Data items
================================

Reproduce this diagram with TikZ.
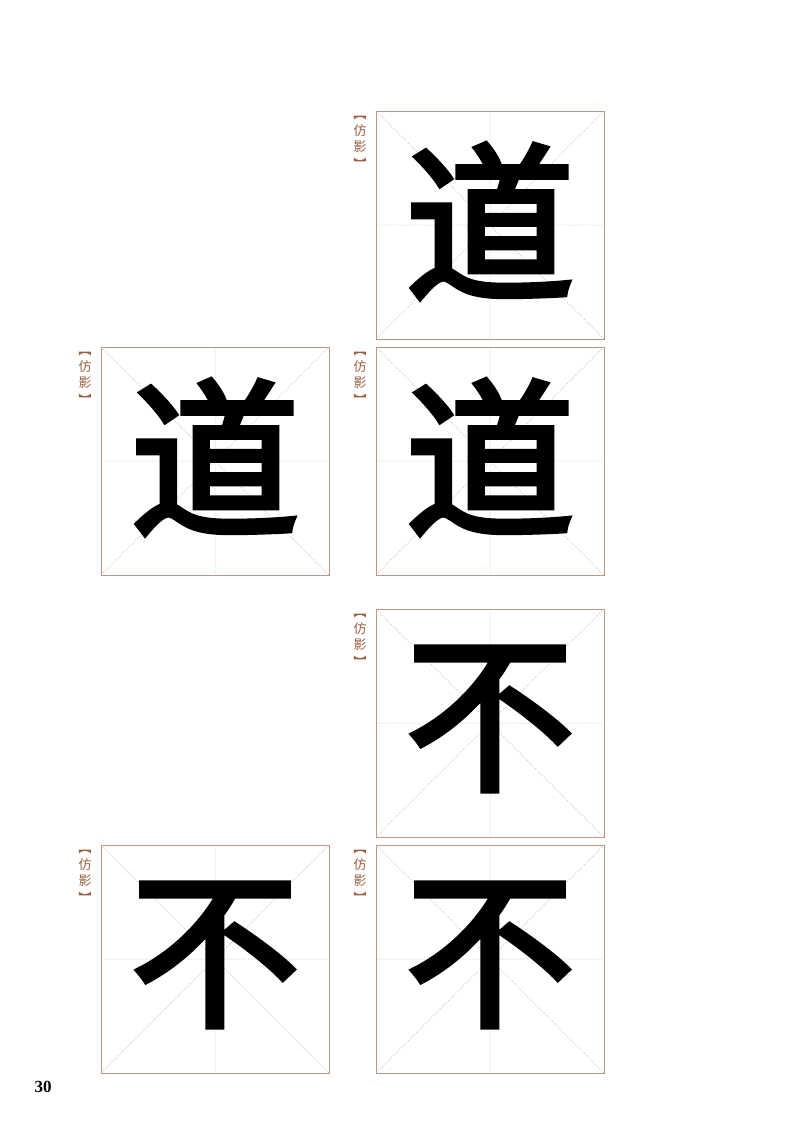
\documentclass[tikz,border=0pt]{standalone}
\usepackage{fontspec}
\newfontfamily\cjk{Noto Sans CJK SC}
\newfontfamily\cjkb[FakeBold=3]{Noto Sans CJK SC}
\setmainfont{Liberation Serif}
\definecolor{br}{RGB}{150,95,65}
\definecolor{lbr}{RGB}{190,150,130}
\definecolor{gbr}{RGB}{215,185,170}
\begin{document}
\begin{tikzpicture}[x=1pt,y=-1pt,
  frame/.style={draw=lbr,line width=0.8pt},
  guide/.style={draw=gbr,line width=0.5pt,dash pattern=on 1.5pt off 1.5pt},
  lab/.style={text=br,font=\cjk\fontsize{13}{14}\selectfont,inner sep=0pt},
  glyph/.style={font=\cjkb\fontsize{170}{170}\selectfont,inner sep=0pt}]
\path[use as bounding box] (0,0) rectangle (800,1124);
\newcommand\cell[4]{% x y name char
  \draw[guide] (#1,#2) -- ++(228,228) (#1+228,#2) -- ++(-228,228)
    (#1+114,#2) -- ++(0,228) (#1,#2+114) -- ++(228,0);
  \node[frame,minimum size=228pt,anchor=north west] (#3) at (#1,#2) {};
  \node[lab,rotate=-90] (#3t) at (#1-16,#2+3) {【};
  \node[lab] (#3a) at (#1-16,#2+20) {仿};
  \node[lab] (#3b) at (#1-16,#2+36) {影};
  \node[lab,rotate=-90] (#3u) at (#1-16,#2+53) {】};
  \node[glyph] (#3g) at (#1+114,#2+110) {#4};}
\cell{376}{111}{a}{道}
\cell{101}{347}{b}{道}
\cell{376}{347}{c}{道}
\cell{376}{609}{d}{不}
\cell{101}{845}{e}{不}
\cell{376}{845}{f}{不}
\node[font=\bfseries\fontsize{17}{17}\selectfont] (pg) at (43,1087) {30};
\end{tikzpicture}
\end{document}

================================

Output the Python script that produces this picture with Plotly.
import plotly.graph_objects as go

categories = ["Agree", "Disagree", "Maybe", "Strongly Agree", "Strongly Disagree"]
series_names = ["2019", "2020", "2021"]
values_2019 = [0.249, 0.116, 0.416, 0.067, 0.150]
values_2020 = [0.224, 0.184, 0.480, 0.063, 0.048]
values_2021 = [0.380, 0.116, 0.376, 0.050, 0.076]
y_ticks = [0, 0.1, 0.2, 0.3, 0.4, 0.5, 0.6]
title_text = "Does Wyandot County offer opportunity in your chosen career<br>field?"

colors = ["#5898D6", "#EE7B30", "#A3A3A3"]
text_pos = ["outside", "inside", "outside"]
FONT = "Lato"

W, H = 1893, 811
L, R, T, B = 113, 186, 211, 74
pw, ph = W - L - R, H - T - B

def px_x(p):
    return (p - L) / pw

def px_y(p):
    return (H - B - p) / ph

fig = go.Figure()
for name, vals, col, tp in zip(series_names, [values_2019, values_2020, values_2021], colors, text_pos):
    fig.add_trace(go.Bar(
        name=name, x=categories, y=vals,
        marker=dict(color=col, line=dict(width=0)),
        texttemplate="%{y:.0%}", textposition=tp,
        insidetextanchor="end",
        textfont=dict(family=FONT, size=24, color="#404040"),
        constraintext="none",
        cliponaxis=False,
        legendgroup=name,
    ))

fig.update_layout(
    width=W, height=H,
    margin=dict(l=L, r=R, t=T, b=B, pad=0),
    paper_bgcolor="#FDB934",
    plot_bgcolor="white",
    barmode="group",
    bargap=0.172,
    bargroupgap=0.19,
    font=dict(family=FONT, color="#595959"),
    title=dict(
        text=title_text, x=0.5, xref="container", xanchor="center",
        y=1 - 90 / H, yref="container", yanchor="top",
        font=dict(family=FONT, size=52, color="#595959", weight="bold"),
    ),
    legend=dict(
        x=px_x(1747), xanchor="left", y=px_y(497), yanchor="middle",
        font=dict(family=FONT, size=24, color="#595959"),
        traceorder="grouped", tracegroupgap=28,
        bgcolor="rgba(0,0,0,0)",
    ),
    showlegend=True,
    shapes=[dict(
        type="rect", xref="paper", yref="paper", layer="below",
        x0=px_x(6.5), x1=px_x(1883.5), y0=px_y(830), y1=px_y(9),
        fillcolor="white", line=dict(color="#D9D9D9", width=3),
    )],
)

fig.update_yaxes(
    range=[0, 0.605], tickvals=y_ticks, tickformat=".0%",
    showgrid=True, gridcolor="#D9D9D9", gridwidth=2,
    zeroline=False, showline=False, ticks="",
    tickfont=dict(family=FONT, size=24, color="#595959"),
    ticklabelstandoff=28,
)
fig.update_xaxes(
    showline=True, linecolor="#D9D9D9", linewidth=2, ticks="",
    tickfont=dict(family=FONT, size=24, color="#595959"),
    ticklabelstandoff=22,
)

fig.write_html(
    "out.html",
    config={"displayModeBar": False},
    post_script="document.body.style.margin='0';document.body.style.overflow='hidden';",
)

================================

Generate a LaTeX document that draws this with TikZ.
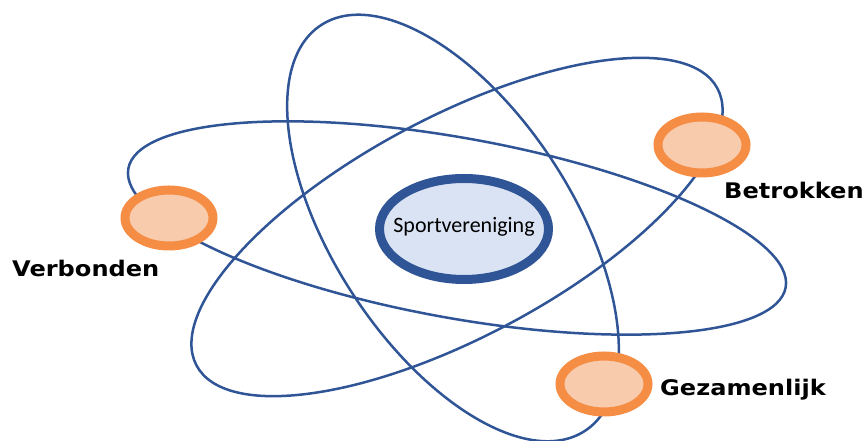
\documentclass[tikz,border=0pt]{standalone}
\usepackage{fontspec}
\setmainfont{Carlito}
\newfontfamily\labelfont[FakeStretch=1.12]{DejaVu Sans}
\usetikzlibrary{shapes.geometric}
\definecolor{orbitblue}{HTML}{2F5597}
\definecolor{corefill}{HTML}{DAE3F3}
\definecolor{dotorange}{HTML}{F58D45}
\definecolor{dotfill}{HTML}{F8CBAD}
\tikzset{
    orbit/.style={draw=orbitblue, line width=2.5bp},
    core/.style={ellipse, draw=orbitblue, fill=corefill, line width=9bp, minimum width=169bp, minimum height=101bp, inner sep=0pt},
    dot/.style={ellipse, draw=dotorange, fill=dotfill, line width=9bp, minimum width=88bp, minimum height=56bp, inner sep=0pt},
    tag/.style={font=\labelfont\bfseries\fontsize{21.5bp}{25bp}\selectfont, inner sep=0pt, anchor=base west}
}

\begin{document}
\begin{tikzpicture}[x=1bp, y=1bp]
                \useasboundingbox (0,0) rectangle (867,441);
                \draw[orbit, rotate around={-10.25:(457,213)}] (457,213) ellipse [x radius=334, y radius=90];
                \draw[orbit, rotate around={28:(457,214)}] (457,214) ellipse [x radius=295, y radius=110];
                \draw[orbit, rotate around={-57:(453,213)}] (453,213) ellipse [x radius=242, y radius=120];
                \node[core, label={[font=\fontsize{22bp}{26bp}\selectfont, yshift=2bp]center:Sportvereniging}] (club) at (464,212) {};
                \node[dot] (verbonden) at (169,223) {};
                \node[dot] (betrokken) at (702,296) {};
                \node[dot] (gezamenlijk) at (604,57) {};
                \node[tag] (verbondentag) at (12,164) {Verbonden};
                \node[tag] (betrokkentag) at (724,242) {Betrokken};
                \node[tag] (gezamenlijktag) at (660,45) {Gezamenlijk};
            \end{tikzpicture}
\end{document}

================================

* GIVEN PROBLEM
Copy each line above containing the string "that".

* RESPONSE BELOW
Output the Python script that produces this picture with Plotly.
Generate a LaTeX document that draws this with TikZ.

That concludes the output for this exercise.